### Problem requirements
Drop every picture. Then return, exactly, the lines from the beginning of the listing below through the one containing "plt.rcParams['axes.unicode_minus'] = False".
━━━━━━━━
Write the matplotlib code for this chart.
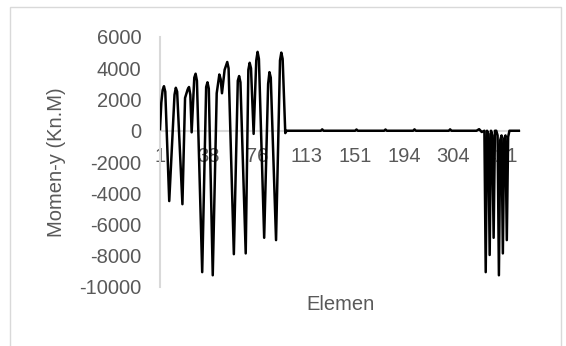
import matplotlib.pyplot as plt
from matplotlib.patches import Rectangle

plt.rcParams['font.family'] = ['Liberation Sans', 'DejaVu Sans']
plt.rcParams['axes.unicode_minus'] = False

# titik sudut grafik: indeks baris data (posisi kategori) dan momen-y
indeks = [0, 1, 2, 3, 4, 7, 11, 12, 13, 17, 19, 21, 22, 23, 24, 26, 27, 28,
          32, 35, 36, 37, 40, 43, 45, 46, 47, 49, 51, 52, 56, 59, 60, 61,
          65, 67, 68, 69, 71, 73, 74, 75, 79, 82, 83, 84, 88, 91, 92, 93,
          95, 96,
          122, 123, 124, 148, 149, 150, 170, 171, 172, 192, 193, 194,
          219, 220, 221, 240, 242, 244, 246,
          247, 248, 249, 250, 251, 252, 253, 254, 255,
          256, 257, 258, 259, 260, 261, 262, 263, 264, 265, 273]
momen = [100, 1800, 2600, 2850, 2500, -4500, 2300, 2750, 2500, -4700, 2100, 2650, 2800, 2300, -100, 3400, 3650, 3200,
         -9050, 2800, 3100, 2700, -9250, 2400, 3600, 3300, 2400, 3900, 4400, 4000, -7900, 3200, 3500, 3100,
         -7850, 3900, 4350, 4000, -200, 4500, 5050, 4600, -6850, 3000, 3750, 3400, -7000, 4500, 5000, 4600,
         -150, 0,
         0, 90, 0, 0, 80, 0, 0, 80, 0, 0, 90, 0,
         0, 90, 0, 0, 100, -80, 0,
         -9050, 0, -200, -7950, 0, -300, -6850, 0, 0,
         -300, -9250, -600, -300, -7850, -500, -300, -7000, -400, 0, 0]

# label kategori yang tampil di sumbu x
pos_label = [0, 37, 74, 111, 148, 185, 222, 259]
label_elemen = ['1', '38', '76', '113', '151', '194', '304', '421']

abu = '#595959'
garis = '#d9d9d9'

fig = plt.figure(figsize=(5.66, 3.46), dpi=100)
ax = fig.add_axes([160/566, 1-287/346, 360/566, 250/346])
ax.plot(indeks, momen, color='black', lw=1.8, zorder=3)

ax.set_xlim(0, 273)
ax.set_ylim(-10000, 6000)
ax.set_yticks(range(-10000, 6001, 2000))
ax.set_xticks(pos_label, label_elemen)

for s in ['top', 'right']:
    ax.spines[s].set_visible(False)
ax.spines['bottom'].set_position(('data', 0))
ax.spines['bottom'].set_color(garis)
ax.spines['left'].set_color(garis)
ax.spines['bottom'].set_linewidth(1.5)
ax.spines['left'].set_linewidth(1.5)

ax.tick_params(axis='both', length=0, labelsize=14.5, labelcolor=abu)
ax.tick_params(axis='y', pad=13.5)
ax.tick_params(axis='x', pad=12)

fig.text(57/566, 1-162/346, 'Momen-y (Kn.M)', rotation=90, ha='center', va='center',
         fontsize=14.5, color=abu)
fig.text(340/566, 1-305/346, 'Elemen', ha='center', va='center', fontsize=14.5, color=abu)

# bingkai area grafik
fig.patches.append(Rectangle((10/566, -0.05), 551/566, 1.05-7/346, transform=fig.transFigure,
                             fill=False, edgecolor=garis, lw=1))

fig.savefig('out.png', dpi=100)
━━━━━━━━
### Result below
Write the matplotlib code for this chart.
import matplotlib.pyplot as plt
from matplotlib.patches import Rectangle

plt.rcParams['font.family'] = ['Liberation Sans', 'DejaVu Sans']
plt.rcParams['axes.unicode_minus'] = False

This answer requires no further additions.